Updated on 2024-10-08 GMT+08:00

Configuring Spark Dynamic Resource Scheduling in YARN Mode

Scenario

Resources are a key factor that affects Spark execution efficiency. When a long-running service (such as the JDBCServer) is allocated with multiple executors without tasks but resources of other applications are insufficient, resources are wasted and scheduled improperly.
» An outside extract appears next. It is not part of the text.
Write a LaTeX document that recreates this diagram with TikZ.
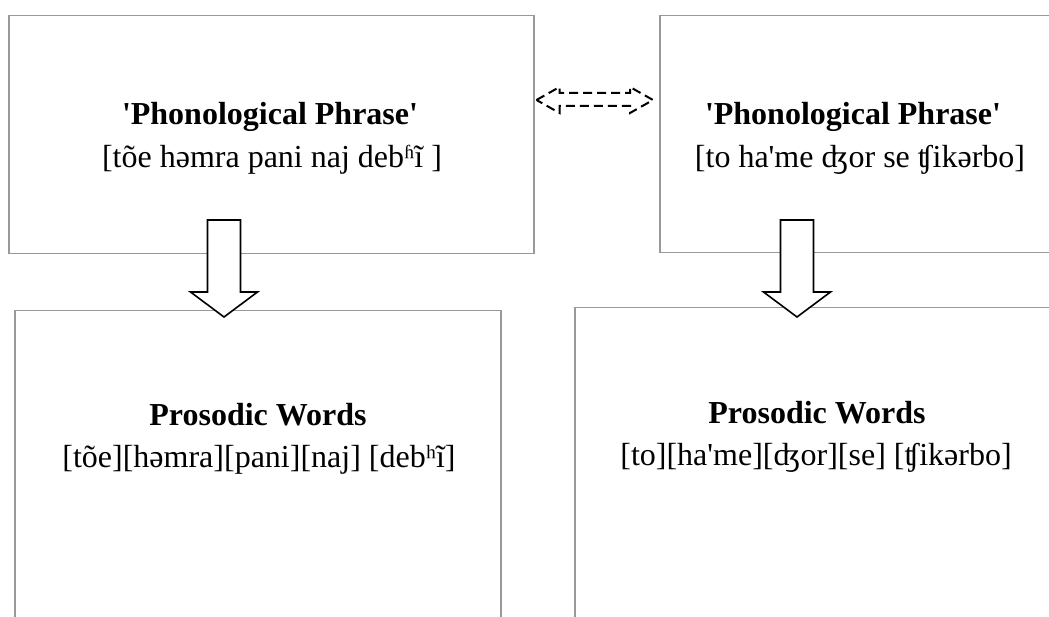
\documentclass[tikz,border=0pt]{standalone}
\usepackage{fontspec}
\setmainfont{Liberation Serif}[Ligatures=TeXOff]
\usetikzlibrary{calc}
\begin{document}
\begin{tikzpicture}[x=1pt,y=-1pt,
  frame/.style={draw=black!40,line width=1.5pt,fill=none,inner sep=0pt,
                anchor=north west},
  head/.style={anchor=base,font=\fontsize{32}{40}\selectfont\bfseries,inner sep=0pt},
  body/.style={anchor=base,font=\fontsize{32}{40}\selectfont,inner sep=0pt},
  blockarrow/.style={draw=black,fill=white,line width=1.6pt,line join=miter},
  linkarrow/.style={draw=black,line width=2pt,dash pattern=on 9pt off 5pt},
  downarrow/.pic={
    % shaft 33 wide, head 67 wide, total length 97
    \path[blockarrow] (-16.5,0) -- (16.5,0) -- (16.5,72) -- (33.5,72)
      -- (0,97) -- (-33.5,72) -- (-16.5,72) -- cycle;
  }]
\useasboundingbox (0,0) rectangle (1049,617);
\clip (0,0) rectangle (1049,617);
\fill[white] (0,0) rectangle (1049,617);

% the four frames
\node[frame,minimum width=525pt,minimum height=238pt] (tl) at (8,15) {};
\node[frame,minimum width=392pt,minimum height=237pt] (tr) at (659,15) {};
\node[frame,minimum width=486pt,minimum height=330pt] (bl) at (14,310) {};
\node[frame,minimum width=484pt,minimum height=330pt] (br) at (574,307) {};

% texts
\node[head] (tlh) at (270,125) {'Phonological Phrase'};
\node[body] (tlb) at (272,168) {[tõe həmra pani naj debʱĩ ]};
\node[head] (trh) at (853,125) {'Phonological Phrase'};
\node[body] (trb) at (860,168) {[to ha'me ʤor se ʧikərbo]};
\node[head] (blh) at (258,425) {Prosodic Words};
\node[body] (blb) at (259,467) {[tõe][həmra][pani][naj] [debʰĩ]};
\node[head] (brh) at (817,423) {Prosodic Words};
\node[body] (brb) at (816,465) {[to][ha'me][ʤor][se] [ʧikərbo]};

% downward block arrows from phrase to words
\pic at (224,220) {downarrow};
\pic at (797,220) {downarrow};

% dashed two-headed link between the phrase frames
\coordinate (la) at ([xshift=2pt,yshift=-85pt]tl.north east);
\coordinate (ra) at ([xshift=-6pt,yshift=-85pt]tr.north west);
\path[linkarrow] (la) -- ++(23,-13) -- ++(0,6) -- ($(ra)+(-23,-7)$)
  -- ++(0,-6) -- (ra) -- ++(-23,13) -- ++(0,-7) -- ($(la)+(23,6)$)
  -- ++(0,7) -- cycle;
\end{tikzpicture}
\end{document}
Dynamic resource scheduling can add or remove executors of applications in real time based on the task load. In this way, resources are dynamically scheduled to applications.

Procedure

  1. Configure the external shuffle service.
  2. Log in to FusionInsight Manager, and choose Cluster > Name of the desired cluster > Service > Spark2x > Configuration > All Configurations. Enter the spark.dynamicAllocation.enabled parameter name in the search box and set it to true to enable dynamic resource scheduling.
Table 1 lists some optional configuration items.
Table 1 Parameters for dynamic resource scheduling

Configuration Item

Description

Default Value

spark.dynamicAllocation.minExecutors

Indicates the minimum number of executors.

0

spark.dynamicAllocation.initialExecutors

Indicates the number of initial executors.

0

spark.dynamicAllocation.maxExecutors

Indicates the maximum number of executors.

2048

spark.dynamicAllocation.schedulerBacklogTimeout

Indicates the first timeout period for scheduling.

1s

spark.dynamicAllocation.sustainedSchedulerBacklogTimeout

Indicates the second and later timeout interval for scheduling.

1s

spark.dynamicAllocation.executorIdleTimeout

Indicates the idle timeout interval for common executors.

60s

spark.dynamicAllocation.cachedExecutorIdleTimeout

Indicates the idle timeout interval for executors with cached blocks.

  • JDBCServer2x: 2147483647s
  • IndexServer2x: 2147483647s
  • SparkResource2x: 120

The external shuffle service must be configured before using the dynamic resource scheduling function.